What's more, at different times and with different test subjects, the actress played both the light- and heavyweight parts. Morales and her colleagues used a fat-simulating prosthesis to make the 102-pound, size-zero actress appear to be a lumpy size 16.

"We used the prosthesis because it controls for other variables that could influence behavior," Morales explains. The actress' facial features, gestures and even clothing were the same, as the research team dressed her in identical outfits regardless of whether she was appearing in her size-16 disguise or size-zero actuality.

Regardless of her size, the actress would help herself to a serving of M&Ms or other candies, and study participants would be invited to do the same. Then, the actress and study participant she was teamed with for that experiment each went into a separate room, presumably to watch the movie clip closely. In the end, what received even closer attention was the amount of food study participants took and ate.

Size matters

Results from the study show that it's not whether you eat with heavy or thin people that influences your own portions. According to the University of British Columbia's Brent McFerran, one of the other investigators, what matters is the combination of the other person's serving size and waist size.

"If the person you're eating with chooses a large portion, you're more likely to eat more if that person is thin than if they're obese," McFerran explains. "Conversely, if that other person chooses a small portion, you're more likely to eat more if that person is obese."

Why does your dining partner's size matter? "When the skinny person takes more, we use that as license to take more ourselves," Morales notes. "But, when the skinny person takes a little, we unconsciously think to ourselves, 'I want to be like that person. She's taking a little. I better take a little, too.'"

However, the reverse is true when we're eating with a heavy person. "We don't want to be like that person," Morales continues. "We don't want to emulate their behavior. So, when they take a lot, we take a little. When they take a little, we feel like we can afford to take a little more."

Study results also indicate that such disassociation is unconscious, but adjusting serving size based on companion size takes a little brainpower. In a third study, the investigative team had half of the test subjects memorize a 10-digit number while the other half only had to keep track of two digits.

The numbers simulated "cognitive load," or consumed brainpower that could interfere with the ability to pay attention to a dining buddy's gut and snack portions. Along with the memorization, study participants read a document that asked them to imagine being in a long line in an ice cream shop.

Then, they were asked to answer a series of questions that, among other things, told the researchers whether the study participants noticed if the person in front of them was extremely heavy, which was the case in half of the narratives, as well as what that person ordered. Another question asked participants to imagine what they would order themselves.

As predicted by the researchers, people with a heavy cognitive load — those who had to memorize the 10-digit number — were less likely to emulate or remember the order of the person in front of them. "Our studies show that you still notice if the other person is bigger or smaller, but you don't adjust your own portion size if you don't have the cognitive resources to do so," Morales says.

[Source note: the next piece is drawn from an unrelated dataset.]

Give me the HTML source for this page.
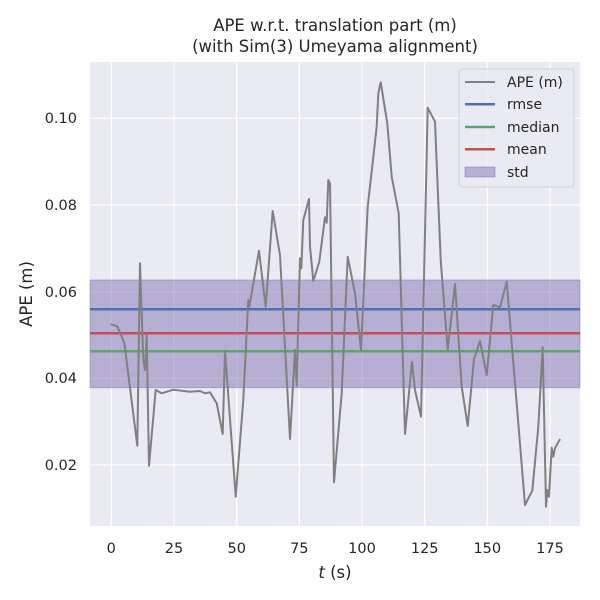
<!DOCTYPE html>
<html><head><style>body{margin:0;background:#fff}svg{display:block;font-family:"DejaVu Sans","Liberation Sans",sans-serif}</style></head><body>
<svg width="600" height="600" viewBox="0 0 600 600" xmlns="http://www.w3.org/2000/svg">
<rect x="90" y="62" width="490" height="464" fill="#eaeaf2"/>
<g stroke="#fff" stroke-width="1.2">
<line x1="111.3" y1="62" x2="111.3" y2="526"/><line x1="174" y1="62" x2="174" y2="526"/><line x1="236.7" y1="62" x2="236.7" y2="526"/><line x1="299.3" y1="62" x2="299.3" y2="526"/><line x1="362" y1="62" x2="362" y2="526"/><line x1="424.7" y1="62" x2="424.7" y2="526"/><line x1="487.3" y1="62" x2="487.3" y2="526"/><line x1="550" y1="62" x2="550" y2="526"/>
<line x1="90" y1="118.3" x2="580" y2="118.3"/><line x1="90" y1="205" x2="580" y2="205"/><line x1="90" y1="291.7" x2="580" y2="291.7"/><line x1="90" y1="378.3" x2="580" y2="378.3"/><line x1="90" y1="465" x2="580" y2="465"/>
</g>
<rect x="90" y="280" width="490" height="107.7" fill="#8172b3" fill-opacity="0.5" stroke="#8172b3" stroke-opacity="0.5"/>
<line x1="90" y1="309.3" x2="580" y2="309.3" stroke="#4c72b0" stroke-width="2.5"/>
<line x1="90" y1="333.3" x2="580" y2="333.3" stroke="#c44e52" stroke-width="2.5"/>
<line x1="90" y1="351.3" x2="580" y2="351.3" stroke="#55a868" stroke-width="2.5"/>
<polyline fill="none" stroke="#808080" stroke-width="2" stroke-linejoin="round" points="110.7,324.3 117.3,326.3 124.3,342.7 137.3,445.7 140,263.3 143.3,360 145,370 146.7,335 149,465.7 155.7,390 161.7,393.3 173.3,389.7 190,391.7 200,391 205,393.3 210,392.3 216.7,403.3 222.7,434 225,351 235.7,496.7 243.3,400 248.3,300 249.3,306.7 259,250.7 265.7,306.7 272.7,211 280,255 290,439 295,350 296.7,385.7 300,258.3 301.3,268.3 303.3,220 309,199 310,246.7 313.3,281 319.3,261.7 325,217.3 326.7,222.7 328.3,180 330,183.3 334,482.3 341.7,393.3 347.7,256.7 355,293.3 361,350 367.7,206.7 376.7,126.7 378.3,93.3 380.7,82.3 387.3,123.3 391.7,176.7 398.7,213.3 405,434 412,361.7 415,390 421,416.7 427.7,107.7 435,121.7 440.7,260 447.7,350 455,284 461.7,386.7 467.7,426 474,359 480,341 486.7,375 493.3,305 500,307.3 506.7,281.7 525,505 532.3,490.7 538.3,426.7 542.7,347.3 546,506.7 547.3,490 549,496.7 551.7,447.7 553.3,456.7 555,448.3 560,439"/>
<g font-size="14.5" fill="#262626" text-anchor="middle">
<text x="111.3" y="553">0</text><text x="174" y="553">25</text><text x="236.7" y="553">50</text><text x="299.3" y="553">75</text><text x="362" y="553">100</text><text x="424.7" y="553">125</text><text x="487.3" y="553">150</text><text x="550" y="553">175</text>
</g>
<g font-size="14.5" fill="#262626" text-anchor="end">
<text x="77" y="123">0.10</text><text x="77" y="210">0.08</text><text x="77" y="297">0.06</text><text x="77" y="383">0.04</text><text x="77" y="470">0.02</text>
</g>
<text x="335" y="578" font-size="16.5" fill="#262626" text-anchor="middle"><tspan font-style="italic">t</tspan> (s)</text>
<text transform="translate(32,294) rotate(-90)" font-size="16.5" fill="#262626" text-anchor="middle">APE (m)</text>
<text x="335" y="31" font-size="16.5" fill="#262626" text-anchor="middle">APE w.r.t. translation part (m)</text>
<text x="335" y="52" font-size="16.5" fill="#262626" text-anchor="middle">(with Sim(3) Umeyama alignment)</text>
<rect x="459" y="69" width="115" height="118" rx="3" fill="#eaeaf2" fill-opacity="0.85" stroke="#d0d0d8"/>
<g stroke-width="2.5"><line x1="465" y1="82" x2="495" y2="82" stroke="#808080" stroke-width="2"/><line x1="465" y1="104.3" x2="495" y2="104.3" stroke="#4c72b0"/><line x1="465" y1="127" x2="495" y2="127" stroke="#55a868"/><line x1="465" y1="149.3" x2="495" y2="149.3" stroke="#c44e52"/></g>
<rect x="465" y="167" width="30" height="10" fill="#8172b3" fill-opacity="0.5" stroke="#8172b3" stroke-opacity="0.5"/>
<g font-size="14" fill="#262626"><text x="507" y="87">APE (m)</text><text x="507" y="109">rmse</text><text x="507" y="132">median</text><text x="507" y="154">mean</text><text x="507" y="177">std</text></g>
</svg>
</body></html>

But, your own body image may also have an effect on how susceptible you are to another person's influence. In this study as well as the two experiments performed with the sometimes bulked-up actress, questions also measured a participant's appearance self-esteem.

In all the experiments conducted by Morales et al., participants with low appearance self-esteem were more strongly affected by the other person's portion decisions.

Heavy implications

As Morales and her colleagues discovered, consumers generally veered from behavior that mimicked a person in an unappealing group, namely the heavy consumer. If the big girl took a small portion, others took bigger ones. If Ms. Size 16 took a large portion, the study participants' portions were smaller.

Such disassociation from an unattractive person or group could have implications for marketers, Morales points out. That is, "if you have an ad aimed at affecting behavior, the person you have in the ad will have an impact. People may want to disassociate from your spokesperson."

As an example, Morales et al. point to the idea of running an anti-binge drinking ad on campus using a studious type or an ostensible nerd as the spokesperson. It could backfire, they maintain. She adds that the disassociation urge is so strong, people unconsciously do the opposite of the heavy role model or companion, even if that person's behavior is something one might ordinarily choose to engage in.

"A lot of people report that they eat more for dinner when they're watching 'The Biggest Loser,'" she jokes. "They're disassociating, telling themselves they don't need to diet like the show's contestants." She adds: "From a consumer standpoint, if you know this is happening on some level, you can correct for it."

With that in mind, readers might want to remember a little bit of advice from researcher Gavan Fitzsimons, the scholar from Duke University who worked on the study. According to him, people in the know might worry about dining with a heavy companion, but there is more danger in eating with a thin friend who chows down voraciously.

In response, you're more likely to order a lot of food, too, and you probably will not make any conscious portion adjustment. In short, the "riskiest" pal to eat with "is that skinny friend with the big appetite," he concludes.

Bottom Line:

  • Studies show that people often adjust their own eating habits in relation to the habits of their eating companions.
  • Research also indicates that people try to disassociate from unpopular groups, such as the obese, and may unconsciously steer clear of emulating people in those unpopular groups.
  • The combination of such influences as portion sizes taken by others and the size of those others affects choices on portion size.
  • People are more likely to eat a lot if a thin companion takes a lot first; they'll eat more than a heavy companion who takes a small portion; and they'll eat less than a large person who piles the food high onto his or her plate.